- **TASK REQUIREMENTS**
Say how many lines contain the word "matplotlib". Only the number should be given.

[Code that draws figures]
☆ ☆ ☆
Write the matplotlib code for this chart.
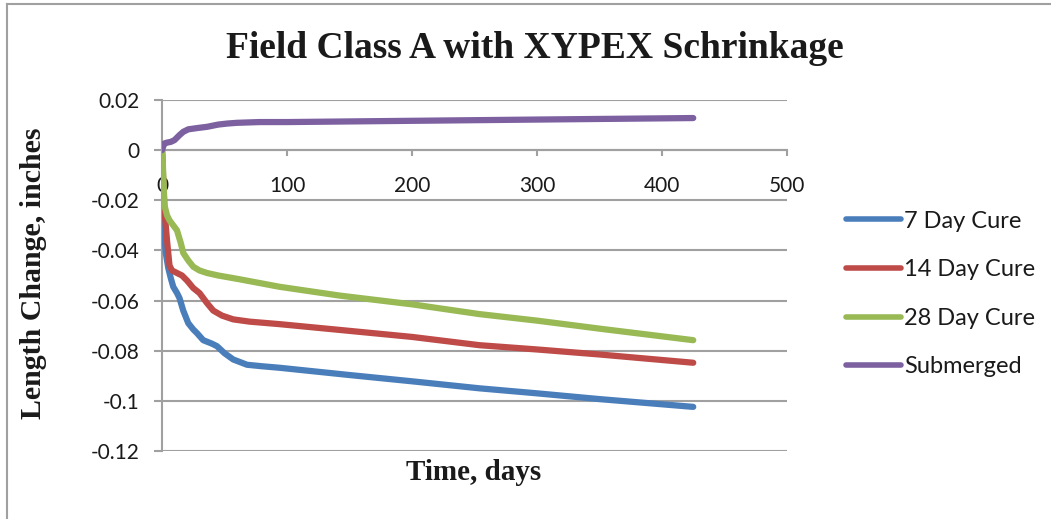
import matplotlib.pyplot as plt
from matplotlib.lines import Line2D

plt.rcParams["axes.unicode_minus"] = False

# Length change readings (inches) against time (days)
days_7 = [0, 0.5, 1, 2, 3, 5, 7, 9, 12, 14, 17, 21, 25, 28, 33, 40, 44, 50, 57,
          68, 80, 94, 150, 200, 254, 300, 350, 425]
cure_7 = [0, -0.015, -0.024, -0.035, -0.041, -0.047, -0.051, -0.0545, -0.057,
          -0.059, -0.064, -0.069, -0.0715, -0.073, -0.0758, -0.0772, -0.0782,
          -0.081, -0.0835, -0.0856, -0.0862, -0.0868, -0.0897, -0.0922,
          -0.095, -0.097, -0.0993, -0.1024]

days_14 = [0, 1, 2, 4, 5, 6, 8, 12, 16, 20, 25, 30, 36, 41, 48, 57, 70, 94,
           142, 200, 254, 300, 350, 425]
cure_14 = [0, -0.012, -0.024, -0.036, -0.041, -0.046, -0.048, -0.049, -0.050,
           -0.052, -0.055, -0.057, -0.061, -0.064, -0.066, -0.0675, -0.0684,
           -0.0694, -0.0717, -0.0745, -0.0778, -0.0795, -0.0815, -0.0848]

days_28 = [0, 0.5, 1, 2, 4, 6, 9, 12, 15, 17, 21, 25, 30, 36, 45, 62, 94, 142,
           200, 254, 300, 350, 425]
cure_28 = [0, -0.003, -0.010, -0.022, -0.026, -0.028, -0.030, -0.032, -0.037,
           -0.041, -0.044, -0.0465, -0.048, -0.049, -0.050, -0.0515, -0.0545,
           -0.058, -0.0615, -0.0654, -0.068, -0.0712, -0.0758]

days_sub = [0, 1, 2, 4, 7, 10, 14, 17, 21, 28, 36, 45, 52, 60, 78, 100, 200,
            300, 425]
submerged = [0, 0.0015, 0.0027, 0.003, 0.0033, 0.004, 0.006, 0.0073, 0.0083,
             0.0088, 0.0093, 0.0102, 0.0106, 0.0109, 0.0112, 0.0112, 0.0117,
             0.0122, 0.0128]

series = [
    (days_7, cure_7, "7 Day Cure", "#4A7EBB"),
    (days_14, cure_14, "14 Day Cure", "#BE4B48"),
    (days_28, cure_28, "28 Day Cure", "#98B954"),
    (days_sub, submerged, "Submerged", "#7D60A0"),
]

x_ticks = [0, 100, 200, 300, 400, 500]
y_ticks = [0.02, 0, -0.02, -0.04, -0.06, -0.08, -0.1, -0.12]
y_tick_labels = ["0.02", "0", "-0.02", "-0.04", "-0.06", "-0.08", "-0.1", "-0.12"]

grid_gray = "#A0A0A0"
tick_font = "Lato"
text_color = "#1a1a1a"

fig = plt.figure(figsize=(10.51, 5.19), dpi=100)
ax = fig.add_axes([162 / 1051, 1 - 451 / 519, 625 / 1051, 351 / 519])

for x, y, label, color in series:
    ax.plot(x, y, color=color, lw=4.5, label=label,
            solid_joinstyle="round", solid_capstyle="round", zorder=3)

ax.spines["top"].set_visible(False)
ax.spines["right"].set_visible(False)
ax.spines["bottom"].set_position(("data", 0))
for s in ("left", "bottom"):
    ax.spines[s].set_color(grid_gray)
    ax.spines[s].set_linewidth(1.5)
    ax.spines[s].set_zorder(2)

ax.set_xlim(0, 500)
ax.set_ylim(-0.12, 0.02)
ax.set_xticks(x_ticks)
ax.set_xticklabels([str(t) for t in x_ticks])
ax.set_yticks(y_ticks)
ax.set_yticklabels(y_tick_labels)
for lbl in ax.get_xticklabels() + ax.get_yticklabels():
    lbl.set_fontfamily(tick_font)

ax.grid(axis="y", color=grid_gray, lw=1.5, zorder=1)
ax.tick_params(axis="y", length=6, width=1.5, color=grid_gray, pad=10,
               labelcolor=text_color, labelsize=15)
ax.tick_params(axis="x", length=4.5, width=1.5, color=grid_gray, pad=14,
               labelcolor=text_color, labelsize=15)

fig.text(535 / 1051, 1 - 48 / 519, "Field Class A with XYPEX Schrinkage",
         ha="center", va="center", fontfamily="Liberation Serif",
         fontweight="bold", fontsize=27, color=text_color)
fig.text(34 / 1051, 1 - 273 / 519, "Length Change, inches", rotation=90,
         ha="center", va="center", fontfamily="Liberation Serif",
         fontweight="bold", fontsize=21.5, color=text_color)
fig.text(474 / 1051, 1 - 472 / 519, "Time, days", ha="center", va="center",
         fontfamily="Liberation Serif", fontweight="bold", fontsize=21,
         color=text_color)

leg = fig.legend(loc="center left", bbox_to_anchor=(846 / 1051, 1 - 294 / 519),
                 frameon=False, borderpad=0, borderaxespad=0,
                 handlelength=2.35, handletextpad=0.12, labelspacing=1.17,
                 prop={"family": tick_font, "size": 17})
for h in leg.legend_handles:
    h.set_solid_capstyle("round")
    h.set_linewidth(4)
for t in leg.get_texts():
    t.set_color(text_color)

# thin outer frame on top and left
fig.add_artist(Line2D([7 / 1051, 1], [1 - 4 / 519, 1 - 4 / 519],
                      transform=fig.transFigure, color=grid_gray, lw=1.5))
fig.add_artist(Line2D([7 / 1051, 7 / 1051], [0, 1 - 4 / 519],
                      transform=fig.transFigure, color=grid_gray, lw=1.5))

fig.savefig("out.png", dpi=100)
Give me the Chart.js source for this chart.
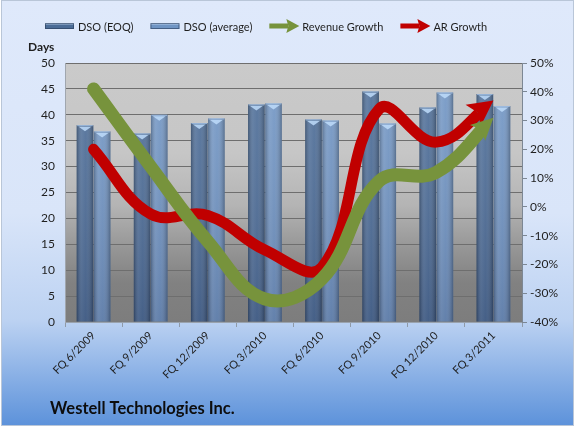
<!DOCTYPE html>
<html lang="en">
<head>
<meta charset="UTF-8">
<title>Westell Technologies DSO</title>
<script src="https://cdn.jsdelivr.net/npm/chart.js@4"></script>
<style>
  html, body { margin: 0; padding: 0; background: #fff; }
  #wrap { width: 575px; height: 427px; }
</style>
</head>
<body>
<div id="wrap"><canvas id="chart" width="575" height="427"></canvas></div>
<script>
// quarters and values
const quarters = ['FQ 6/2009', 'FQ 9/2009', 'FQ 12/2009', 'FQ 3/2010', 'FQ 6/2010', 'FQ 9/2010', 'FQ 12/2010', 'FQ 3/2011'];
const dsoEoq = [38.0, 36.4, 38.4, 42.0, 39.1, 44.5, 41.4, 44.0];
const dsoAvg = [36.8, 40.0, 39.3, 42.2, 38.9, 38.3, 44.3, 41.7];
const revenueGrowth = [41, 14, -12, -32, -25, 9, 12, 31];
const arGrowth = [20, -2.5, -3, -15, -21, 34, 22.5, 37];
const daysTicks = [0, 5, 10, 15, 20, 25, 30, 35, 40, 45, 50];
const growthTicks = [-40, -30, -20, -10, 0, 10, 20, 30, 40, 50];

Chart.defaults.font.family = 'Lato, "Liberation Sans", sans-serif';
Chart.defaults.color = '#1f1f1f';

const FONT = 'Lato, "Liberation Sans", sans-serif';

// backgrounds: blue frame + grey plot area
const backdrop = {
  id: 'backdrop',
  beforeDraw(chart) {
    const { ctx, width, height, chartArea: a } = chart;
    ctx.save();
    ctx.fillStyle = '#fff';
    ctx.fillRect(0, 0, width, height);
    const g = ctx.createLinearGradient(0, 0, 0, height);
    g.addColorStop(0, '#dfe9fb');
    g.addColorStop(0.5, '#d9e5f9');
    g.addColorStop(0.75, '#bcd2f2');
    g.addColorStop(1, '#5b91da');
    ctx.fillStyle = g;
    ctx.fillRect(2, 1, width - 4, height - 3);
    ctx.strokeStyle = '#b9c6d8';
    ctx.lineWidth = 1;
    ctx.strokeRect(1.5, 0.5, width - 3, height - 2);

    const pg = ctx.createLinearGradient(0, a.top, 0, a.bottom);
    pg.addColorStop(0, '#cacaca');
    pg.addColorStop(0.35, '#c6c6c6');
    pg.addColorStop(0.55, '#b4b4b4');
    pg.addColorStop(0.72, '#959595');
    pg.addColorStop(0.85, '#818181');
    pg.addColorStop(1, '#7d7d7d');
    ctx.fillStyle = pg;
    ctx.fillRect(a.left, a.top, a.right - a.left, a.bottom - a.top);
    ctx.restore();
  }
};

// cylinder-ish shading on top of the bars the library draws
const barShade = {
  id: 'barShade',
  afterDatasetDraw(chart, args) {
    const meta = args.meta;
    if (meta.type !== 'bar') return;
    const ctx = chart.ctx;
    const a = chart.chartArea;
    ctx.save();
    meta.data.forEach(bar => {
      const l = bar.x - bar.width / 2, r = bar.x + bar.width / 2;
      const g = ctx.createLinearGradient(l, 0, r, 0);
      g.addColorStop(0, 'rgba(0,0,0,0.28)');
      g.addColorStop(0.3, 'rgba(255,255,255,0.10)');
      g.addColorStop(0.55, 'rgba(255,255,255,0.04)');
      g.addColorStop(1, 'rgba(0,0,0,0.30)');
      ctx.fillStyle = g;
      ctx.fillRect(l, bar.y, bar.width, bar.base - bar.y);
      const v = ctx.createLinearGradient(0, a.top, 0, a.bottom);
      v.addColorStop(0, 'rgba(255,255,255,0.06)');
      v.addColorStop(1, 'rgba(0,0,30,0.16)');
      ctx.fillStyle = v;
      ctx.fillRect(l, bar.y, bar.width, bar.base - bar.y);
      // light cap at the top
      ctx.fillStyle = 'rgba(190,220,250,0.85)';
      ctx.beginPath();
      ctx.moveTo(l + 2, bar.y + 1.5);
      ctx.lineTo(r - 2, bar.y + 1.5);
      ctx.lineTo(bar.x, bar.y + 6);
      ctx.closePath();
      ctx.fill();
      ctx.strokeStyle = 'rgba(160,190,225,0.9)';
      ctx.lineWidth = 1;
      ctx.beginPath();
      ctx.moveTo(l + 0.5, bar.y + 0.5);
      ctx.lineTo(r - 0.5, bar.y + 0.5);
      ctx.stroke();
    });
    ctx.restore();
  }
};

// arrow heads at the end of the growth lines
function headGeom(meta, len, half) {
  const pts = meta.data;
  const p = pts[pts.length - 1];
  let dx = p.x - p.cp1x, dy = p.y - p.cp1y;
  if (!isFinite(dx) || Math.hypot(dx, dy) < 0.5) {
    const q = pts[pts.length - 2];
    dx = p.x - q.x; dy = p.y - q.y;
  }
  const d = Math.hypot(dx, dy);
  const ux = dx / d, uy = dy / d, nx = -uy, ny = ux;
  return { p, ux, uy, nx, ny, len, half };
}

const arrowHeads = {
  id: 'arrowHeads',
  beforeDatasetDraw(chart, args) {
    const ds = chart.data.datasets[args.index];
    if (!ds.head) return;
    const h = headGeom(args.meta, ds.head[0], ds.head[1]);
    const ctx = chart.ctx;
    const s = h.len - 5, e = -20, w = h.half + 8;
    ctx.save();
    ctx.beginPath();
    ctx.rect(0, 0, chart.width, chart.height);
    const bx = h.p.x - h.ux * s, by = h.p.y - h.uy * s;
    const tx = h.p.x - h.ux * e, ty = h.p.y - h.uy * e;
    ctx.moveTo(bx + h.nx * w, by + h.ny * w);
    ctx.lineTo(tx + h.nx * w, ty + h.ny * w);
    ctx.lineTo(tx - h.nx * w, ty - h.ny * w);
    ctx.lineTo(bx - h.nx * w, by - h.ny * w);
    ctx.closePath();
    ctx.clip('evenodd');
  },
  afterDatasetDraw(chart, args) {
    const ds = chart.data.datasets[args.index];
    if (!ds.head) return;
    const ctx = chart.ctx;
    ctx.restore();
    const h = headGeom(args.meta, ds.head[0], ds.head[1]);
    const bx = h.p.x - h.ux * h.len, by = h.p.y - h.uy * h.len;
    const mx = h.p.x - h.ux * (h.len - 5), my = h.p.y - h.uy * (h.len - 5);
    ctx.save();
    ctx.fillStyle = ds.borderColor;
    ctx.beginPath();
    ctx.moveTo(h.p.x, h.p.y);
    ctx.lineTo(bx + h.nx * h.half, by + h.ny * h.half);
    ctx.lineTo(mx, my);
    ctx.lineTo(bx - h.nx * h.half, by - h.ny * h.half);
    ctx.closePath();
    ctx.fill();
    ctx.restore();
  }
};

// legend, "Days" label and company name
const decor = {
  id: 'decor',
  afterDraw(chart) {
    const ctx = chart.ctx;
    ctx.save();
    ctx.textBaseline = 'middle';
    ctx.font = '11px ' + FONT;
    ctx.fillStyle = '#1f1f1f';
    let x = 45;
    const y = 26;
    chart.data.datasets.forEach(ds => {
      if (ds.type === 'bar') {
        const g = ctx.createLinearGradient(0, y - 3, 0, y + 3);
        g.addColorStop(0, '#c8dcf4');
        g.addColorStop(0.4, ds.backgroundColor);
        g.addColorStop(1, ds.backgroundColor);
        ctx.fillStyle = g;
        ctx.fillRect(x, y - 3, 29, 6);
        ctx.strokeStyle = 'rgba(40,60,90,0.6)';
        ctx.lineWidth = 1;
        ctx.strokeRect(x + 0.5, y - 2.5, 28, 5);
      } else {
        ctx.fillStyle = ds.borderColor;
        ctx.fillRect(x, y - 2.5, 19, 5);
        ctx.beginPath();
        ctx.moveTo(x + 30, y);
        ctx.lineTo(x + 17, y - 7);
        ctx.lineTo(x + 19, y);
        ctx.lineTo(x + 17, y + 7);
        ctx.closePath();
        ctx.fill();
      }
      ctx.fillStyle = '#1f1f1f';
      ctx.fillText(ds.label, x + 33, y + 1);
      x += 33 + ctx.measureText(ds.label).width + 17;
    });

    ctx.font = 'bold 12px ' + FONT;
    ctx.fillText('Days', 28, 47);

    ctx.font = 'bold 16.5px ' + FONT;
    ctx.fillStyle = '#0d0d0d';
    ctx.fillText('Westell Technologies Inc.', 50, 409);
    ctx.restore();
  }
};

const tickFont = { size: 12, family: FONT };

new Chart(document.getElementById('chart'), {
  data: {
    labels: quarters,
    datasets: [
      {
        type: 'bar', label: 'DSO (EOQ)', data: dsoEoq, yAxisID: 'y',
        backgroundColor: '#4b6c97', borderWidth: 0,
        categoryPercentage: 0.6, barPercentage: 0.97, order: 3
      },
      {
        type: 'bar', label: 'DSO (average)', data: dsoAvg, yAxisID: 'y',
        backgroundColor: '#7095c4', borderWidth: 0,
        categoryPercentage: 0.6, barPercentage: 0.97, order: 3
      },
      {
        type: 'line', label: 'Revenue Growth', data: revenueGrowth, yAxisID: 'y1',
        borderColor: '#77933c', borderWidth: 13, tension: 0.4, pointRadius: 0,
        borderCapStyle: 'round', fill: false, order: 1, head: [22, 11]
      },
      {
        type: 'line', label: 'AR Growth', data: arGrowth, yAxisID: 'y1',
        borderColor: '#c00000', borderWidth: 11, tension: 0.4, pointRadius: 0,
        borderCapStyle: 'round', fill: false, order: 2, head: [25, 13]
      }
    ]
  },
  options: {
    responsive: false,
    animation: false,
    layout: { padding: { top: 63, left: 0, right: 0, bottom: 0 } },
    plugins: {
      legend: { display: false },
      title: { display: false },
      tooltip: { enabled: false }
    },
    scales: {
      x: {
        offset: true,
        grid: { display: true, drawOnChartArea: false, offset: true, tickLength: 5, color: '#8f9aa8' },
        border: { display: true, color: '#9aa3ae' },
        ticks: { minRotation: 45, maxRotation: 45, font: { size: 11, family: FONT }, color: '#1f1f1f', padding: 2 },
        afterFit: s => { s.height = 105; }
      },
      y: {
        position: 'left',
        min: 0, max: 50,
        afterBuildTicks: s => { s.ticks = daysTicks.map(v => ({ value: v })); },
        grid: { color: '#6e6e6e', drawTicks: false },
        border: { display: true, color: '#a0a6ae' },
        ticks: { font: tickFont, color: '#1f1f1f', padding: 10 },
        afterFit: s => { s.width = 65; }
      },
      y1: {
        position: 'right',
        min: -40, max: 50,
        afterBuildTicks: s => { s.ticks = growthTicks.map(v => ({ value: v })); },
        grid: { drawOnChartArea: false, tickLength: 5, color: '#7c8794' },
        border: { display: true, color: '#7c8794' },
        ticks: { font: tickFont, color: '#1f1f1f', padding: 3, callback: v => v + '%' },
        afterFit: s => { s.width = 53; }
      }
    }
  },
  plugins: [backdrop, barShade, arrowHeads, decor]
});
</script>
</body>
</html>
☆ ☆ ☆
- **RESULT OF THE TASK**
3